* [Exercise prompt]
Both boundary lines count: repeat, exactly and alone, the lines from the one containing "Reproduce this chart with matplotlib." to the one containing "import matplotlib.pyplot as plt", with pictures left out.

* [Supplied data]
==================================================
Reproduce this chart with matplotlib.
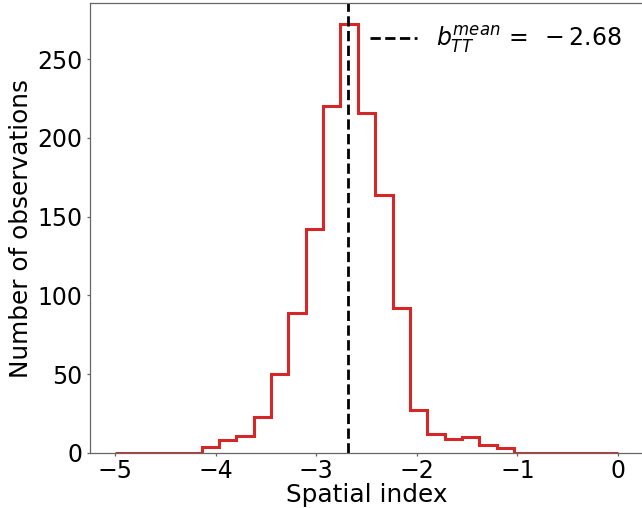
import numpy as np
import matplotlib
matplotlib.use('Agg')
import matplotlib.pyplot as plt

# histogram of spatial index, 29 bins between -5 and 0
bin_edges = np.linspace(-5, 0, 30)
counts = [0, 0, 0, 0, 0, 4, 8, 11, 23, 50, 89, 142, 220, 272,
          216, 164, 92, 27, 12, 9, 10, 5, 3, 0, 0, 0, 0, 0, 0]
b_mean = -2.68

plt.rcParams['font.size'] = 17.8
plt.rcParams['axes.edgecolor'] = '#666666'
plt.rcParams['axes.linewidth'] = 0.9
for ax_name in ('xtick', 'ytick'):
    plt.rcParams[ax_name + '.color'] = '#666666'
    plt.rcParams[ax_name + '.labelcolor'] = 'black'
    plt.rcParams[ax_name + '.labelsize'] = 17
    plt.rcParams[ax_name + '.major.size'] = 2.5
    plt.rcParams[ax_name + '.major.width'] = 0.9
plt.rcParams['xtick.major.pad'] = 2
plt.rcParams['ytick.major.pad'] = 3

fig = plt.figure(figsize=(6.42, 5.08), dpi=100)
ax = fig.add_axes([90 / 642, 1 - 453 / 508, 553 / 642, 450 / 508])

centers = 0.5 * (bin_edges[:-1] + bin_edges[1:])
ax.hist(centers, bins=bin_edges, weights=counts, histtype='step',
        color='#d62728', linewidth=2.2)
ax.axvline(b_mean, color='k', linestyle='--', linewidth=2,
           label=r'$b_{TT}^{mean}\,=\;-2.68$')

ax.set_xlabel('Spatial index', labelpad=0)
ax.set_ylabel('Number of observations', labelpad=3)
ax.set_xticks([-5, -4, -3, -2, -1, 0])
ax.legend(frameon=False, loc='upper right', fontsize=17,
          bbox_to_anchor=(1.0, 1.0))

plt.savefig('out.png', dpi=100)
==================================================
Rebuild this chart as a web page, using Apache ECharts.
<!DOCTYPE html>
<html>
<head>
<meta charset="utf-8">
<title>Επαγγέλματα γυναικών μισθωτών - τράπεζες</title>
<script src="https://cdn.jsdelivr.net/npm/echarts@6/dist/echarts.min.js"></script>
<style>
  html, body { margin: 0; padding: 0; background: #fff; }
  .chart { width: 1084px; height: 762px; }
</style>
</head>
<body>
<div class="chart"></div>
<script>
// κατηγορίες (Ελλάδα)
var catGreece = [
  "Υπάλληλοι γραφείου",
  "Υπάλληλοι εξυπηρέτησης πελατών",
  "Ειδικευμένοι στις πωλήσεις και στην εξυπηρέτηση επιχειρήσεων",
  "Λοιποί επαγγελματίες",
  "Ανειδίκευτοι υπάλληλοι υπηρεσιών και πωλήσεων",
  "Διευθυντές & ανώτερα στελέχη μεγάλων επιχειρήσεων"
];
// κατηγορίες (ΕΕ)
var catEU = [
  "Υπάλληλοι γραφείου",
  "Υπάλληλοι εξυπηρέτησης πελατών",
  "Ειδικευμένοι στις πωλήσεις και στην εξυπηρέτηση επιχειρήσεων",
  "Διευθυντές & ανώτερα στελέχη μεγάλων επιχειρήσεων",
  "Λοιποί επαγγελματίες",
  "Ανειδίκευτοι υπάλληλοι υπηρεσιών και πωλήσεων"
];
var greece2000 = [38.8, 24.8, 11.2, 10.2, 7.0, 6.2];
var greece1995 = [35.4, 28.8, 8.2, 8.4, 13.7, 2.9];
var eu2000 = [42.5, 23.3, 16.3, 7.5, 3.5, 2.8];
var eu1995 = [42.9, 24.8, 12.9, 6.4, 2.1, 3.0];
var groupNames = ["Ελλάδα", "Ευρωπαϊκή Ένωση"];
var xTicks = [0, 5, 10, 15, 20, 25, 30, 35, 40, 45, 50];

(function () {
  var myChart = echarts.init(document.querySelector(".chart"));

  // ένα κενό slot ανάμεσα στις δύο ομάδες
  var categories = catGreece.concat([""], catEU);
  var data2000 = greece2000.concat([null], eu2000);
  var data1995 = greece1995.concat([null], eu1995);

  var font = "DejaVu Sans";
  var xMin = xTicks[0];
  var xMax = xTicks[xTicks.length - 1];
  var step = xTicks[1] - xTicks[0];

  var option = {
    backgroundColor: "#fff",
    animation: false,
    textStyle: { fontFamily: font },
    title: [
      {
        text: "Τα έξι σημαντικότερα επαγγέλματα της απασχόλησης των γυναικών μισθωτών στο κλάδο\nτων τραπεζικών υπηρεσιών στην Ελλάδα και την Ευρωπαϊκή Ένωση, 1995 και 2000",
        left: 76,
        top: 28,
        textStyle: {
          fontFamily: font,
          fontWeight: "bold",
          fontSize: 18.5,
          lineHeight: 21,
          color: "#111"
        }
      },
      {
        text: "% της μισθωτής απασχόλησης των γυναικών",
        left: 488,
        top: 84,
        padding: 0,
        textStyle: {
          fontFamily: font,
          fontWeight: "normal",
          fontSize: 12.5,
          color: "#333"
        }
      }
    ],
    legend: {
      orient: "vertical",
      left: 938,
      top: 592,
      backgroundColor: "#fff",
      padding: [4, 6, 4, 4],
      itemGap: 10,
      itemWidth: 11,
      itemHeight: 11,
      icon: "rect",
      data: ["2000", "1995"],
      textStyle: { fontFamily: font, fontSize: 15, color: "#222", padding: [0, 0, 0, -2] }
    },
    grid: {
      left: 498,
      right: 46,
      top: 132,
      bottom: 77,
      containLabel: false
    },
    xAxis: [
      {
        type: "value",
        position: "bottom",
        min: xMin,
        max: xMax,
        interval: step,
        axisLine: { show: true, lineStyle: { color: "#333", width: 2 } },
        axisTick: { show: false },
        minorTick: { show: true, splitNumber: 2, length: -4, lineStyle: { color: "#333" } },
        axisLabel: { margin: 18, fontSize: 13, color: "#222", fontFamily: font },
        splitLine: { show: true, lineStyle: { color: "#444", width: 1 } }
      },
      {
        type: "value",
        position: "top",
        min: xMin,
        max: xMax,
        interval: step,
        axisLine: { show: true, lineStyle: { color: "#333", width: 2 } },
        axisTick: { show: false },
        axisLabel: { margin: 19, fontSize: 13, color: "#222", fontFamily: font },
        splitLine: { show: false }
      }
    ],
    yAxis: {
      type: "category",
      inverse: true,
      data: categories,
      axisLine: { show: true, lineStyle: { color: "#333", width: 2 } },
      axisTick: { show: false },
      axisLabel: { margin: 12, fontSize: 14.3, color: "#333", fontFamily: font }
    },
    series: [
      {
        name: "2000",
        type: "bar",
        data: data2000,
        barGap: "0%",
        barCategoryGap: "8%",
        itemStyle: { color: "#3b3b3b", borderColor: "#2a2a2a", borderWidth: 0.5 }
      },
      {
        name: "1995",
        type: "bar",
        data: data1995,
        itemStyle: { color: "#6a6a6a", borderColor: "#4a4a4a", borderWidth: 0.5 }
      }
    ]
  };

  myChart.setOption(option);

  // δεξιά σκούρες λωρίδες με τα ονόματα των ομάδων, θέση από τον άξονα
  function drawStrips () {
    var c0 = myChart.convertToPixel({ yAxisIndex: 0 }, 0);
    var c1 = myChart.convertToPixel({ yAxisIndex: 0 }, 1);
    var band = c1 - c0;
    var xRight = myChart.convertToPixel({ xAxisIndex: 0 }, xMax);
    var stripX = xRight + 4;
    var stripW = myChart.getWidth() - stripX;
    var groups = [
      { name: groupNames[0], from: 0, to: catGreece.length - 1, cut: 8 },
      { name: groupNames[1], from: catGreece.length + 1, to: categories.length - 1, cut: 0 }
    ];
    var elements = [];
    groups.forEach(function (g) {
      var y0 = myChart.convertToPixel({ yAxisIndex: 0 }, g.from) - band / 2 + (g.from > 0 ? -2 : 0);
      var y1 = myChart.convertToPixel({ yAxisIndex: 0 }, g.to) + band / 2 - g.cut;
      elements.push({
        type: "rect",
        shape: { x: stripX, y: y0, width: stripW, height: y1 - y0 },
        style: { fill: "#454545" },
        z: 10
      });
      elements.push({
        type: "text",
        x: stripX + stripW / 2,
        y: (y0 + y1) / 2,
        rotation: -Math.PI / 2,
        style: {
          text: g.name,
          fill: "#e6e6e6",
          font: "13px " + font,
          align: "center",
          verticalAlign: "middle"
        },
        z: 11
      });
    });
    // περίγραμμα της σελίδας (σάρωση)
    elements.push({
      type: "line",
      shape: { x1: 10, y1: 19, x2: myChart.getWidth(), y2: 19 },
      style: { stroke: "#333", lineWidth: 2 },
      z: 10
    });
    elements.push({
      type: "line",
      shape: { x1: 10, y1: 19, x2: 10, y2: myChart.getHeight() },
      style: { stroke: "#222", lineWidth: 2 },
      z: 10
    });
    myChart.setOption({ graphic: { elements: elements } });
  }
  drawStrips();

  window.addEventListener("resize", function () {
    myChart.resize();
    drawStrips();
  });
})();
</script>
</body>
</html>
==================================================
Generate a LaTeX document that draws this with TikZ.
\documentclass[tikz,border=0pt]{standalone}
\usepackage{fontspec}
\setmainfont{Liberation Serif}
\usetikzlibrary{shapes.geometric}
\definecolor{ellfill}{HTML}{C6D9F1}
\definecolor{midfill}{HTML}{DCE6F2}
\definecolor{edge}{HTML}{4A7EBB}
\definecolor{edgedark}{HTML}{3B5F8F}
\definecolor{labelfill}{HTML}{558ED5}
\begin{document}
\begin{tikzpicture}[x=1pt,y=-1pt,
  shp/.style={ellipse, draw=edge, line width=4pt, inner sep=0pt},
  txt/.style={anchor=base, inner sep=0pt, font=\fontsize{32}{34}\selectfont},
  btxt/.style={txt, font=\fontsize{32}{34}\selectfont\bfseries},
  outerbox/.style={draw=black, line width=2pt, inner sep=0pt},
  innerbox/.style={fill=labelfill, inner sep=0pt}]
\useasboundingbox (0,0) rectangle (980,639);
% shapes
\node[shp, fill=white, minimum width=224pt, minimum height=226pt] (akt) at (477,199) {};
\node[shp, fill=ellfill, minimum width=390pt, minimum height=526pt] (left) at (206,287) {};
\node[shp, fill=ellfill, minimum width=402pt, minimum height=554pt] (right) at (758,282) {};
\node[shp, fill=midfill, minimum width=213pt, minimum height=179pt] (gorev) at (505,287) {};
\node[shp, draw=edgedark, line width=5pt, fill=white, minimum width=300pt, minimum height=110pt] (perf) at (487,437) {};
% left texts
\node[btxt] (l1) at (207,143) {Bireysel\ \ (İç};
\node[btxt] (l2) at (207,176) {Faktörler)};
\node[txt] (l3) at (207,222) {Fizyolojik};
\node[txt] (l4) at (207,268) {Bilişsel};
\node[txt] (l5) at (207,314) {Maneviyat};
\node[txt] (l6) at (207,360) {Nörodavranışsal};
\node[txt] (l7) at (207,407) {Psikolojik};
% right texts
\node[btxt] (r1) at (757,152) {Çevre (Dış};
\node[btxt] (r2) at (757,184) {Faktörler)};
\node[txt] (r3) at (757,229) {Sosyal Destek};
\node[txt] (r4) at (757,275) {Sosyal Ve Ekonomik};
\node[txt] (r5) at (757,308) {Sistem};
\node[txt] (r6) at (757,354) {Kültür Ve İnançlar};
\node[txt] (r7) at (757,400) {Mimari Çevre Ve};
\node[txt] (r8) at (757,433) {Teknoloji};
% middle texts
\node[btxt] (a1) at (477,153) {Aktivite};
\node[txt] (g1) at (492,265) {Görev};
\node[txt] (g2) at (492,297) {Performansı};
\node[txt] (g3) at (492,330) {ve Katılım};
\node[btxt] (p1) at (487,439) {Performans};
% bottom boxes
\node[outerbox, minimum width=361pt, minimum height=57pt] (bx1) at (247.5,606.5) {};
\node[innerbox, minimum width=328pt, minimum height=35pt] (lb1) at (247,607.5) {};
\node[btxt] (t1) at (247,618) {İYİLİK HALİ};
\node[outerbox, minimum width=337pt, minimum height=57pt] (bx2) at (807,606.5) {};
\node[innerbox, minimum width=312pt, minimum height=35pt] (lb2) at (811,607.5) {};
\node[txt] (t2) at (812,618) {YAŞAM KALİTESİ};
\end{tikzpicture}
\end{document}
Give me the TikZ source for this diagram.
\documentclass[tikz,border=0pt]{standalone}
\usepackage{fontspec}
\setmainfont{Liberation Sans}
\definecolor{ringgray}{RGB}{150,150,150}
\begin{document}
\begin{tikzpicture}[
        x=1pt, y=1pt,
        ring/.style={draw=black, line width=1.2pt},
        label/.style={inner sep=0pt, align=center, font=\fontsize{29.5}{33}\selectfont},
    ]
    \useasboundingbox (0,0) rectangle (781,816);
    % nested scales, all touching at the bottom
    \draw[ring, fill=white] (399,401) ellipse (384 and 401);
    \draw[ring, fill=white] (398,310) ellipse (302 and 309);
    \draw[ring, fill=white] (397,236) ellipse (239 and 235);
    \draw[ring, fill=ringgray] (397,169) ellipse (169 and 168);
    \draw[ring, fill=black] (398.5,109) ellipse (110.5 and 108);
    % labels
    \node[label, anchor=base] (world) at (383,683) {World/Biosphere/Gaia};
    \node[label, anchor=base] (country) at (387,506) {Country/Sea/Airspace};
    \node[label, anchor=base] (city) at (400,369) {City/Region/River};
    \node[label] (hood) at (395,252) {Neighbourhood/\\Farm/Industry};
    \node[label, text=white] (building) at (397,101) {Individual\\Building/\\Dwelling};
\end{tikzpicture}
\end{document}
==================================================
* [Complete response]
Reproduce this chart with matplotlib.
import numpy as np
import matplotlib
matplotlib.use('Agg')
import matplotlib.pyplot as plt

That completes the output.